The Kraskov estimator computes the Shannon differential entropy of a multi-dimensional StateSpaceSet using the k-th nearest neighbor searches method from [Kraskov2004] at the given base.

w is the Theiler window, which determines if temporal neighbors are excluded during neighbor searches (defaults to 0, meaning that only the point itself is excluded when searching for neighbours).

Description

Assume we have samples $\{\bf{x}_1, \bf{x}_2, \ldots, \bf{x}_N \}$ from a continuous random variable $X \in \mathbb{R}^d$ with support $\mathcal{X}$ and density function$f : \mathbb{R}^d \to \mathbb{R}$. Kraskov estimates the Shannon differential entropy

\[H(X) = \int_{\mathcal{X}} f(x) \log f(x) dx = \mathbb{E}[-\log(f(X))].\]

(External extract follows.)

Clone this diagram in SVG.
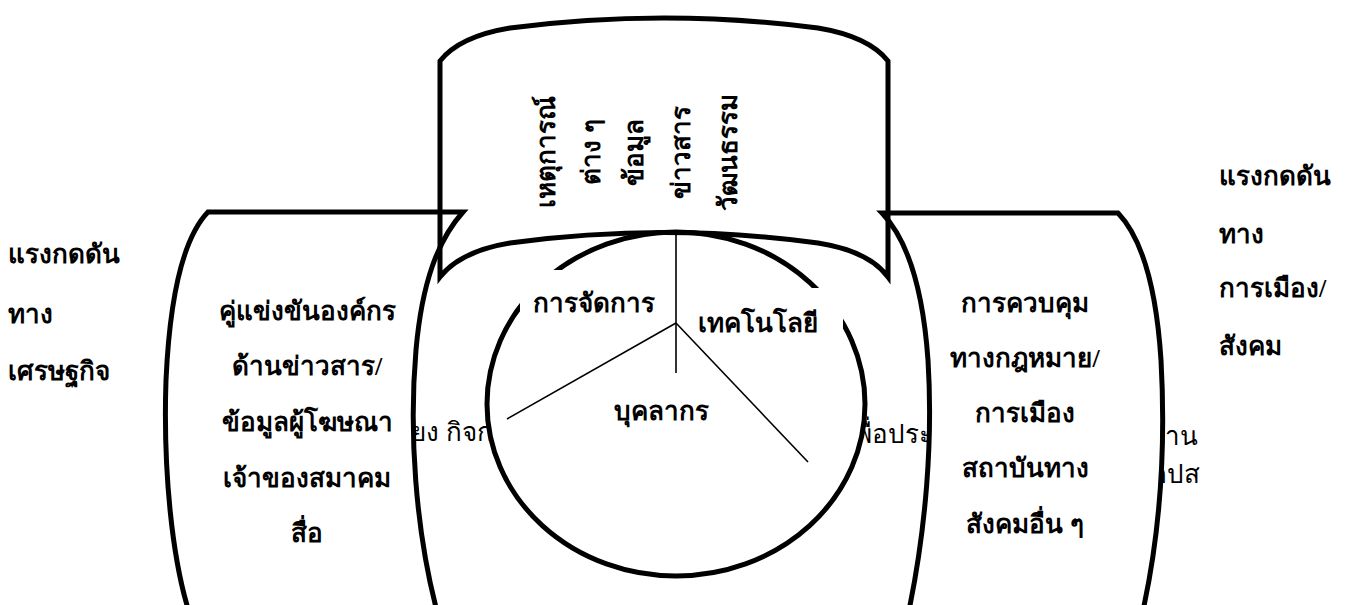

See also: entropy, KozachenkoLeonenko, DifferentialEntropyEstimator.

source
ComplexityMeasures.KozachenkoLeonenkoType
KozachenkoLeonenko <: DiffEntropyEst
KozachenkoLeonenko(; w::Int = 0, base = 2)

The KozachenkoLeonenko estimator computes the Shannon differential entropy of a multi-dimensional StateSpaceSet in the given base.

Description

Assume we have samples $\{\bf{x}_1, \bf{x}_2, \ldots, \bf{x}_N \}$ from a continuous random variable $X \in \mathbb{R}^d$ with support $\mathcal{X}$ and density function$f : \mathbb{R}^d \to \mathbb{R}$. KozachenkoLeonenko estimates the Shannon differential entropy

\[H(X) = \int_{\mathcal{X}} f(x) \log f(x) dx = \mathbb{E}[-\log(f(X))]\]

using the nearest neighbor method from Kozachenko & Leonenko (1987)[KozachenkoLeonenko1987], as described in Charzyńska and Gambin[Charzyńska2016].

w is the Theiler window, which determines if temporal neighbors are excluded during neighbor searches (defaults to 0, meaning that only the point itself is excluded when searching for neighbours).

In contrast to Kraskov, this estimator uses only the closest neighbor.

See also: entropy, Kraskov, DifferentialEntropyEstimator.

source
ComplexityMeasures.ZhuType
Zhu <: DiffEntropyEst
Zhu(; k = 1, w = 0, base = 2)

The Zhu estimator (Zhu et al., 2015)[Zhu2015] is an extension to KozachenkoLeonenko, and computes the Shannon differential entropy of a multi-dimensional StateSpaceSet in the given base.

Description

Assume we have samples $\{\bf{x}_1, \bf{x}_2, \ldots, \bf{x}_N \}$ from a continuous random variable $X \in \mathbb{R}^d$ with support $\mathcal{X}$ and density function$f : \mathbb{R}^d \to \mathbb{R}$. Zhu estimates the Shannon differential entropy

\[H(X) = \int_{\mathcal{X}} f(x) \log f(x) dx = \mathbb{E}[-\log(f(X))]\]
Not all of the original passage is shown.